VINCE Cable, the secretary of state for business, innovation and skills, announced a consultation on corporate transparency in a speech at the London Stock Exchange yesterday.
The business secretary, who was speaking at a conference organised by think tank Reform, said that trust in finance had declined over recent years. “Historically speaking, banks were highly trusted institutions”, he said. “It was considered to be a privilege to open a bank account. We’ve come a long way from then”.
But Eversheds, the international law firm, slammed Cable’s announcement. Richard Lewis commented: “Many businesses are likely to view this proposed system as akin to using a sledgehammer to crack a nut”.
Cable unveiled suggestions which some groups think may be off-putting to firms. “The last thing we want is for honest directors to fear sanctions”, Cable said. “We do need to make a distinction with the rogues, and that’s often what they are”.

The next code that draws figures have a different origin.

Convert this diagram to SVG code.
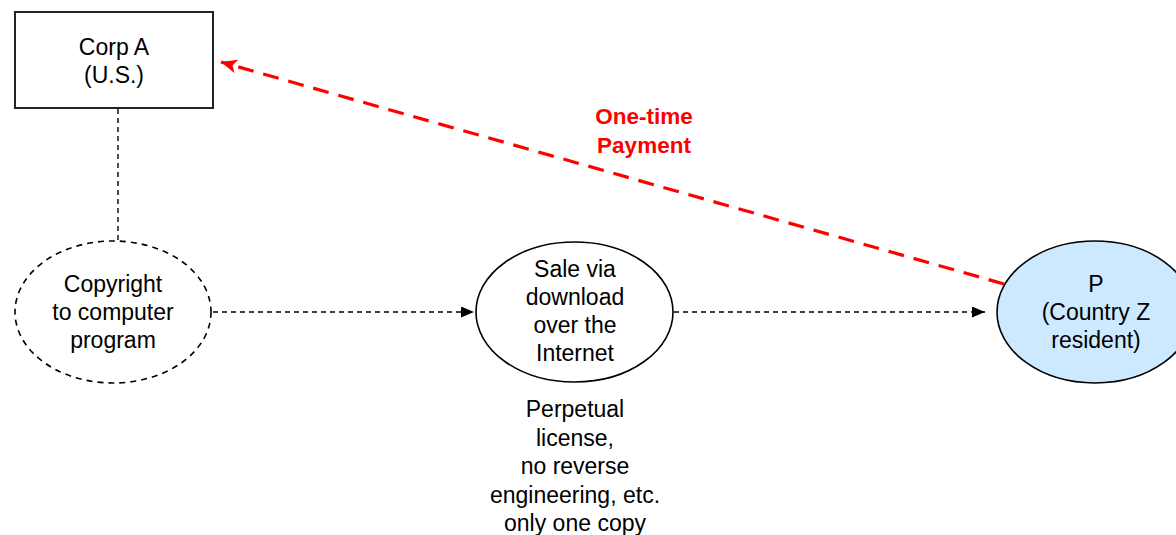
<svg xmlns="http://www.w3.org/2000/svg" width="1176" height="535" viewBox="0 0 1176 535">
<style>
text{font-family:"Liberation Sans",Arial,sans-serif;font-size:23px;fill:#000;text-anchor:middle}
.red{fill:#ff0000;font-weight:bold;font-size:22.5px}
.conn{fill:none;stroke:#000;stroke-width:1.4;stroke-dasharray:5 4}
.shape{stroke:#000;stroke-width:1.6}
</style>
<defs>
<marker id="ab" viewBox="0 0 13 11" refX="13" refY="5.5" markerWidth="13" markerHeight="11" markerUnits="userSpaceOnUse" orient="auto">
<path d="M0,0 L13,5.5 L0,11 Z" fill="#000"/>
</marker>
<marker id="ar" viewBox="0 0 16 14" refX="16" refY="7" markerWidth="16" markerHeight="14" markerUnits="userSpaceOnUse" orient="auto">
<path d="M0,0 L16,7 L0,14 L4,7 Z" fill="#ff0000"/>
</marker>
</defs>
<rect width="1176" height="535" fill="#fff"/>
<g id="connectors">
<line class="conn" x1="118" y1="109" x2="118" y2="241"/>
<line class="conn" x1="213" y1="312" x2="474" y2="312" marker-end="url(#ab)"/>
<line class="conn" x1="674" y1="312" x2="985" y2="312" marker-end="url(#ab)"/>
<line x1="1004" y1="284" x2="221" y2="62" stroke="#ff0000" stroke-width="3.2" stroke-dasharray="16 10" marker-end="url(#ar)"/>
</g>
<g id="corpA">
<rect x="15" y="12" width="198" height="96" fill="#fff" stroke="#222" stroke-width="2"/>
<text x="114" y="55">Corp A</text>
<text x="114" y="83">(U.S.)</text>
</g>
<g id="copyright">
<ellipse cx="113" cy="312" rx="98" ry="71" fill="#fff" class="shape" stroke-dasharray="6 5" stroke-width="1.4"/>
<text x="113" y="292">Copyright</text>
<text x="113" y="320">to computer</text>
<text x="113" y="348">program</text>
</g>
<g id="sale">
<ellipse cx="574.5" cy="312" rx="98.5" ry="70" fill="#fff" class="shape"/>
<text x="575" y="277">Sale via</text>
<text x="575" y="305">download</text>
<text x="575" y="333">over the</text>
<text x="575" y="361">Internet</text>
</g>
<g id="p">
<ellipse cx="1095" cy="312" rx="98" ry="71" fill="#cce9ff" class="shape"/>
<text x="1096" y="292">P</text>
<text x="1096" y="320">(Country Z</text>
<text x="1096" y="348">resident)</text>
</g>
<g id="payment">
<text class="red" x="644" y="124">One-time</text>
<text class="red" x="644" y="153">Payment</text>
</g>
<g id="license">
<text x="575" y="417">Perpetual</text>
<text x="575" y="445.5">license,</text>
<text x="575" y="474">no reverse</text>
<text x="575" y="502.5">engineering, etc.</text>
<text x="575" y="531">only one copy</text>
</g>
</svg>
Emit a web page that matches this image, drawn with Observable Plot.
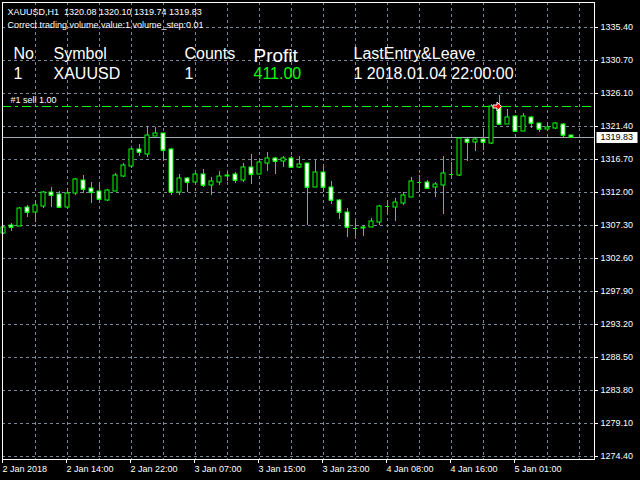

Despite such assurances, the Confederation of British Industry (CBI) was critical of the approach. Katja Hall, CBI policy director, said: “There are already tough criminal sanctions for those who engage in fraudulent behaviour”.
She added: “The priority should be enforcing laws which already exist, rather than introducing a raft of new bureaucracy”.
The Institute of Directors’ Simon Walker also questioned parts of the consultation. “It is essential that the government does not impose significant new cost and regulatory burdens on the overwhelming majority of law-abiding small companies”.
On insolvencies, Andrew Tate of the R3 group added: “We would not support proposals to abolish the pre-pack system and we think taking away the ability to undertake pre-packs would undermine the UK insolvency system’s good standing”.